Question on a passage from "Rational Points on Elliptic Curves" I was reading the book "Rational Points on Elliptic Curves", when I've crossed with the following passage:
"(...) since $3$ does not divide the order $p-1$ (where $p$ is a prime) of the cyclic group $\mathbb{F}_p^*$, then the map $x \mapsto x^3$ is an automorphism of $\mathbb{F}_p^*$.
I was able to prove this result, by proving that this map must be injective (note that if $x \neq y$ and $x^3=y^3$, then $p|x^2+xy+y^2$ and using some quadratic reciprocity I was able to extract a contradiction), but my proof does not work for the general case. So, my question is: 

Let $a$ be an integer and suppose $a$ does not divide $p-1$. Prove that the map $x \mapsto x^a$ is an automorphism of $\mathbb{F}_p^*$.

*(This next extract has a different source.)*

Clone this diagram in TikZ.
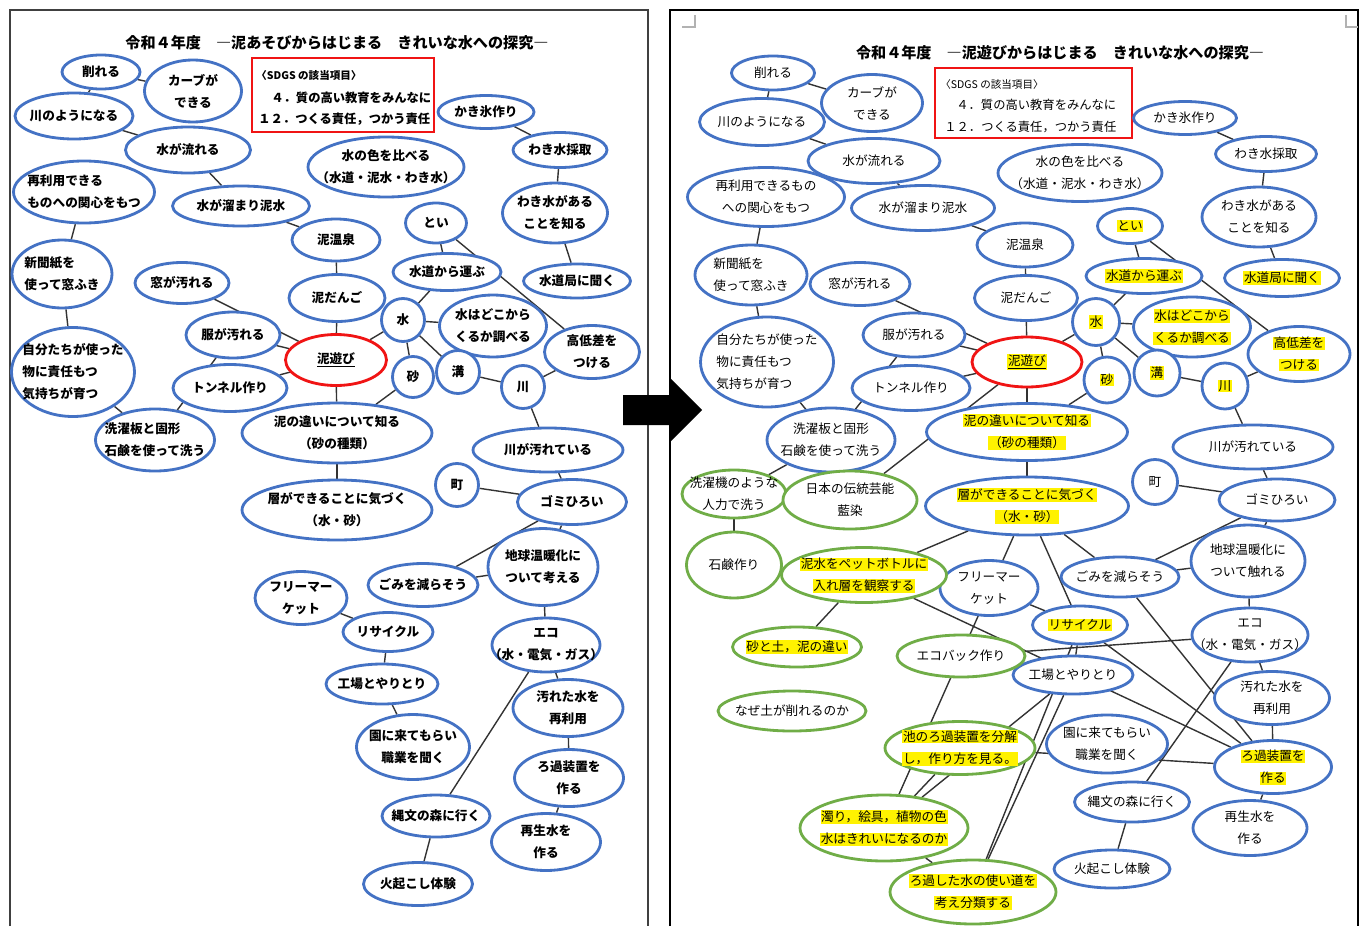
\documentclass[tikz,border=0pt]{standalone}
\usepackage{fontspec}
\setmainfont{Noto Sans CJK JP}
\usetikzlibrary{shapes.geometric,backgrounds}

\definecolor{mapblue}{RGB}{68,114,196}
\definecolor{mapgreen}{RGB}{112,173,71}
\definecolor{mapred}{RGB}{240,20,20}
\newcommand{\hl}[1]{{\setlength{\fboxsep}{0.4pt}\colorbox{yellow}{#1}}}

\tikzset{
  wh/.style 2 args={minimum width=#1*0.02cm, minimum height=#2*0.02cm},
  bubble/.style={ellipse, draw=mapblue, line width=1.6pt, fill=white, align=center,
    inner xsep=-3cm, inner ysep=-1cm, font=\fontsize{7.2}{12.5}\selectfont},
  boldbubble/.style={bubble, font=\fontsize{7.2}{12.5}\selectfont\bfseries},
  greenbubble/.style={bubble, draw=mapgreen},
}

\begin{document}
\begin{tikzpicture}[x=0.02cm,y=-0.02cm]
\useasboundingbox (0,0) rectangle (1368,926);

% pages and arrow
\draw[line width=1pt, black!75] (10,926) -- (10,10) -- (648,10) -- (648,926);
\draw[line width=1.6pt] (670,926) -- (670,10) -- (1358,10) -- (1358,926);
\draw[gray!60, line width=0.6pt] (682,27) -- (695,27) -- (695,15);
\draw[gray!60, line width=0.6pt] (1346,15) -- (1346,27) -- (1358,27);
\fill (623,395) -- (670,395) -- (670,378) -- (702,410) -- (670,442) -- (670,425) -- (623,425) -- cycle;

% left page
\node (lt) at (337,43) {\fontsize{8.6}{10}\selectfont\bfseries 令和４年度　―泥あそびからはじまる　きれいな水への探究―};
\draw[mapred, line width=1pt] (252,58) rectangle (434,132);
\begin{scope}[every node/.style={anchor=west, inner sep=0pt, font=\fontsize{7}{9}\selectfont\bfseries}]
  \node (ls1) at (256,76) {\fontsize{6}{8}\selectfont〈SDGS の該当項目〉};
  \node (ls2) at (271,98) {４．質の高い教育をみんなに};
  \node (ls3) at (258,119) {１２．つくる責任，つかう責任};
\end{scope}

\begin{scope}[every node/.style={boldbubble}]
  \node[wh={78}{34}]  (a1)  at (101,72)  {削れる};
  \node[wh={97}{62}]  (a2)  at (193,91)  {カーブが\\できる};
  \node[wh={118}{46}] (a3)  at (74,116)  {川のようになる};
  \node[wh={125}{46}] (a4)  at (188,150) {水が流れる};
  \node[wh={141}{62},align=left] (a5) at (84,192) {再利用できる\\ものへの関心をもつ};
  \node[wh={137}{40}] (a6)  at (241,206) {水が溜まり泥水};
  \node[wh={156}{60}] (a7)  at (386,167) {水の色を比べる\\（水道・泥水・わき水）};
  \node[wh={96}{33}]  (a8)  at (486,112) {かき氷作り};
  \node[wh={94}{35}]  (a9)  at (560,150) {わき水採取};
  \node[wh={105}{60}] (a10) at (555,213) {わき水がある\\ことを知る};
  \node[wh={88}{42}]  (a11) at (336,240) {泥温泉};
  \node[wh={61}{40}]  (a12) at (436,223) {とい};
  \node[wh={108}{37}] (a13) at (447,272) {水道から運ぶ};
  \node[wh={107}{34}] (a14) at (577,281) {水道局に聞く};
  \node[wh={100}{68},align=left] (a15) at (62,274) {新聞紙を\\使って窓ふき};
  \node[wh={94}{41}]  (a16) at (182,283) {窓が汚れる};
  \node[wh={96}{47}]  (a17) at (337,298) {泥だんご};
  \node[wh={43}{43}]  (a18) at (403,320) {水};
  \node[wh={107}{62}] (a19) at (493,326) {水はどこから\\くるか調べる};
  \node[wh={95}{53}]  (a20) at (592,352) {高低差を\\つける};
  \node[wh={123}{89},align=left] (a21) at (73,372) {自分たちが使った\\物に責任もつ\\気持ちが育つ};
  \node[wh={94}{46}]  (a22) at (233,335) {服が汚れる};
  \node[wh={101}{51},draw=mapred] (a23) at (336,360) {\underline{泥遊び}};
  \node[wh={41}{41}]  (a24) at (413,377) {砂};
  \node[wh={43}{43}]  (a25) at (458,372) {溝};
  \node[wh={43}{43}]  (a26) at (523,387) {川};
  \node[wh={114}{47}] (a27) at (230,388) {トンネル作り};
  \node[wh={119}{62},align=left] (a28) at (155,440) {洗濯板と固形\\石鹸を使って洗う};
  \node[wh={190}{60}] (a29) at (337,433) {泥の違いについて知る\\（砂の種類）};
  \node[wh={150}{44}] (a30) at (548,450) {川が汚れている};
  \node[wh={43}{43}]  (a31) at (457,485) {町};
  \node[wh={109}{45}] (a32) at (572,502) {ゴミひろい};
  \node[wh={190}{60}] (a33) at (337,510) {層ができることに気づく\\（水・砂）};
  \node[wh={110}{77}] (a34) at (543,567) {地球温暖化に\\ついて考える};
  \node[wh={110}{43}] (a35) at (423,585) {ごみを減らそう};
  \node[wh={92}{53}]  (a36) at (301,598) {フリーマー\\ケット};
  \node[wh={90}{39}]  (a37) at (388,632) {リサイクル};
  \node[wh={108}{54}] (a38) at (546,645) {エコ\\（水・電気・ガス）};
  \node[wh={112}{40}] (a39) at (382,684) {工場とやりとり};
  \node[wh={110}{57}] (a40) at (568,708) {汚れた水を\\再利用};
  \node[wh={113}{65}] (a41) at (413,747) {園に来てもらい\\職業を聞く};
  \node[wh={109}{57}] (a42) at (569,778) {ろ過装置を\\作る};
  \node[wh={108}{42}] (a43) at (436,816) {縄文の森に行く};
  \node[wh={109}{57}] (a44) at (546,842) {再生水を\\作る};
  \node[wh={109}{43}] (a45) at (418,884) {火起こし体験};
\end{scope}

% right page
\node (rt) at (1060,53) {\fontsize{8.6}{10}\selectfont\bfseries 令和４年度　―泥遊びからはじまる　きれいな水への探究―};
\draw[mapred, line width=1pt] (935,68) rectangle (1132,138);
\begin{scope}[every node/.style={anchor=west, inner sep=0pt, font=\fontsize{7}{9}\selectfont}]
  \node (rs1) at (940,84) {\fontsize{6}{8}\selectfont〈SDGS の該当項目〉};
  \node (rs2) at (956,105) {４．質の高い教育をみんなに};
  \node (rs3) at (944,127) {１２．つくる責任，つかう責任};
\end{scope}

\begin{scope}[every node/.style={bubble}]
  \node[wh={83}{34}]  (b1)  at (773,73)   {削れる};
  \node[wh={101}{57}] (b2)  at (872,103)  {カーブが\\できる};
  \node[wh={125}{47}] (b3)  at (762,122)  {川のようになる};
  \node[wh={132}{45}] (b4)  at (874,161)  {水が流れる};
  \node[wh={157}{59}] (b5)  at (766,197)  {再利用できるもの\\への関心をもつ};
  \node[wh={143}{45}] (b6)  at (923,208)  {水が溜まり泥水};
  \node[wh={164}{57}] (b7)  at (1080,173) {水の色を比べる\\（水道・泥水・わき水）};
  \node[wh={103}{33}] (b8)  at (1185,118) {かき氷作り};
  \node[wh={101}{35}] (b9)  at (1266,154) {わき水採取};
  \node[wh={114}{60}] (b10) at (1259,217) {わき水がある\\ことを知る};
  \node[wh={96}{44}]  (b11) at (1025,245) {泥温泉};
  \node[wh={65}{35}]  (b12) at (1130,226) {\hl{とい}};
  \node[wh={116}{35}] (b13) at (1144,276) {\hl{水道から運ぶ}};
  \node[wh={115}{37}] (b14) at (1282,278) {\hl{水道局に聞く}};
  \node[wh={112}{60},align=left] (b15) at (751,275) {新聞紙を\\使って窓ふき};
  \node[wh={100}{43}] (b16) at (860,284)  {窓が汚れる};
  \node[wh={103}{45}] (b17) at (1026,298) {泥だんご};
  \node[wh={47}{47}]  (b18) at (1096,322) {\hl{水}};
  \node[wh={117}{60}] (b19) at (1192,327) {\hl{水はどこから}\\\hl{くるか調べる}};
  \node[wh={102}{55}] (b20) at (1299,354) {\hl{高低差を}\\\hl{つける}};
  \node[wh={133}{90},align=left] (b21) at (767,362) {自分たちが使った\\物に責任もつ\\気持ちが育つ};
  \node[wh={102}{44}] (b22) at (914,335)  {服が汚れる};
  \node[wh={110}{50},draw=mapred] (b23) at (1027,362) {\hl{\underline{泥遊び}}};
  \node[wh={46}{46}]  (b24) at (1107,380) {\hl{砂}};
  \node[wh={46}{46}]  (b25) at (1157,373) {\hl{溝}};
  \node[wh={46}{46}]  (b26) at (1225,386) {\hl{川}};
  \node[wh={118}{45}] (b27) at (911,388)  {トンネル作り};
  \node[wh={128}{64}] (b28) at (831,440)  {洗濯板と固形\\石鹸を使って洗う};
  \node[wh={201}{57}] (b29) at (1027,432) {\hl{泥の違いについて知る}\\\hl{（砂の種類）}};
  \node[wh={160}{44}] (b30) at (1253,447) {川が汚れている};
  \node[wh={45}{45}]  (b31) at (1155,482) {町};
  \node[wh={116}{42}] (b32) at (1277,500) {ゴミひろい};
  \node[wh={203}{58}] (b33) at (1027,506) {\hl{層ができることに気づく}\\\hl{（水・砂）}};
  \node[wh={114}{72}] (b34) at (1248,561) {地球温暖化に\\ついて触れる};
  \node[wh={118}{40}] (b35) at (1120,577) {ごみを減らそう};
  \node[wh={98}{55}]  (b36) at (989,588)  {フリーマー\\ケット};
  \node[wh={95}{38}]  (b37) at (1080,625) {\hl{リサイクル}};
  \node[wh={116}{54}] (b38) at (1250,635) {エコ\\（水・電気・ガス）};
  \node[wh={120}{38}] (b39) at (1073,675) {工場とやりとり};
  \node[wh={115}{53}] (b40) at (1272,698) {汚れた水を\\再利用};
  \node[wh={121}{58}] (b41) at (1107,744) {園に来てもらい\\職業を聞く};
  \node[wh={117}{53}] (b42) at (1273,767) {\hl{ろ過装置を}\\\hl{作る}};
  \node[wh={115}{40}] (b43) at (1132,802) {縄文の森に行く};
  \node[wh={114}{55}] (b44) at (1250,828) {再生水を\\作る};
  \node[wh={116}{38}] (b45) at (1112,869) {火起こし体験};
\end{scope}

\begin{scope}[every node/.style={greenbubble}]
  \node[wh={104}{48}] (g1)  at (734,494)  {洗濯機のような\\人力で洗う};
  \node[wh={134}{58}] (g2)  at (850,500)  {日本の伝統芸能\\藍染};
  \node[wh={95}{66}]  (g3)  at (734,565)  {石鹸作り};
  \node[wh={165}{55}] (g4)  at (864,575)  {\hl{泥水をペットボトルに}\\\hl{入れ層を観察する}};
  \node[wh={129}{40}] (g5)  at (797,647)  {\hl{砂と土，泥の違い}};
  \node[wh={128}{42}] (g6)  at (961,656)  {エコバック作り};
  \node[wh={148}{40}] (g7)  at (792,711)  {なぜ土が削れるのか};
  \node[wh={150}{53},align=left] (g8) at (960,748) {\hl{池のろ過装置を分解}\\\hl{し，作り方を見る。}};
  \node[wh={168}{66}] (g9)  at (884,828)  {\hl{濁り，絵具，植物の色}\\\hl{水はきれいになるのか}};
  \node[wh={166}{64}] (g10) at (973,892)  {\hl{ろ過した水の使い道を}\\\hl{考え分類する}};
\end{scope}

\begin{scope}[on background layer, every edge/.style={draw, line width=0.8pt, black!80}]
  \path (a1) edge (a2) (a1) edge (a3) (a3) edge (a4) (a4) edge (a6);
  \path (a6) edge (a11) (a11) edge (a17) (a17) edge (a23);
  \path (a5) edge (a15) (a15) edge (a21) (a21) edge (a28) (a28) edge (a22);
  \path (a22) edge (a23) (a16) edge (a23) (a27) edge (a23);
  \path (a23) edge (a18) (a23) edge (a29) (a18) edge (a13) (a13) edge (a12);
  \path (a12) edge (a20) (a10) edge (a14) (a8) edge (a9) (a9) edge (a10);
  \path (a18) edge (a19) (a18) edge (a24) (a18) edge (a25) (a25) edge (a26);
  \path (a26) edge (a20) (a26) edge (a30) (a24) edge (a29) (a29) edge (a33);
  \path (a30) edge (a32) (a31) edge (a32) (a32) edge (a35) (a32) edge (a34);
  \path (a34) edge (a35) (a34) edge (a38) (a36) edge (a37) (a37) edge (a39);
  \path (a39) edge (a41) (a38) edge (a43) (a38) edge (a40) (a40) edge (a42);
  \path (a42) edge (a44) (a43) edge (a45);

  \path (b1) edge (b2) (b1) edge (b3) (b3) edge (b4) (b4) edge (b6);
  \path (b6) edge (b11) (b11) edge (b17) (b17) edge (b23);
  \path (b5) edge (b15) (b15) edge (b21) (b21) edge (b28) (b28) edge (b22);
  \path (b22) edge (b23) (b16) edge (b23) (b27) edge (b23);
  \path (b23) edge (b18) (b23) edge (b29) (b18) edge (b13) (b13) edge (b12);
  \path (b12) edge (b20) (b10) edge (b14) (b8) edge (b9) (b9) edge (b10);
  \path (b18) edge (b19) (b18) edge (b24) (b18) edge (b25) (b25) edge (b26);
  \path (b26) edge (b20) (b26) edge (b30) (b24) edge (b29) (b29) edge (b33);
  \path (b30) edge (b32) (b31) edge (b32) (b32) edge (b35) (b32) edge (b34);
  \path (b34) edge (b35) (b34) edge (b38) (b36) edge (b37) (b37) edge (b39);
  \path (b38) edge (b43) (b38) edge (b40) (b40) edge (b42);
  \path (b42) edge (b44) (b43) edge (b45);
  \path (b28) edge (g1) (g1) edge (g3) (b23) edge (g2) (b33) edge (g4);
  \path (g4) edge (g5) (g4) edge (b42) (g6) edge (b38) (b37) edge (b42);
  \path (b35) edge (b42) (b33) edge (b35) (b33) edge (b37) (b33) edge (g9);
  \path (b39) edge (g9) (g8) edge (g9) (g8) edge (b42) (g9) edge (g10);
  \path (b37) edge (g10) (b39) edge (g10);
\end{scope}

\end{tikzpicture}
\end{document}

 A: Call this map $f$. Then $f$ is an automorphism if and only if $\text{gcd}(a,p-1) = 1$.
Proof. If $\text{gcd}(a,p-1) = 1$, then there exists $x,y \in \mathbb{Z}$ such that $xa + y(p-1) = 1$. Now consider the map $g\colon k \mapsto k^x$, then this map is the inverse of the our map. Indeed, $f\circ g = g \circ f$ sends $k$ to $k^{xa} = k^{1-y(p-1)} = k$ because $k^{p-1} = 1$.
Now suppose that $\text{gcd}(a,p-1) = d >1$.Let $g$ be a generator. My claim is that $g$ is not in the image of $f$. If it would be, then 
$g = z^a$ for some $z \in \mathbb{F}_q^{\times}$. Write $a = dn$ and $z = g^k$. Then this would imply that 
$$g^{d(nk)-1} = 1$$
Which would imply that the order of $g$, $p-1$, would divide $d(nk)-1$, so $d$ would divide $d(nk)-1$, contradiction.
Remark: One can show that if $\text{gcd}(a,p-1) = d$, then $$\text{im}(f) = \langle g^d \rangle$$
A: It's not true, e.g. $6$ does not divide $3-1$ but $x \to x^6$ is not an automorphism of $\mathbb F^*_3$.  But it works if $a$ is prime.
Hint: what is the order of $x$ in $\mathbb F^*_p$ if $x^a = 1$? 
A: What is true is that if $a$ and $p-1$ are coprime, then $x\mapsto x^a$ is an automorphism of $\mathbf F_p^{\times}$.
This results from the fact that  $\mathbf F_p^{\times}$ is a cyclic group, and if $\zeta$ is a generator of this group, the other generators are precisely the set of $\zeta^a$ for $0<a<p-1$, coprime to $p-1$.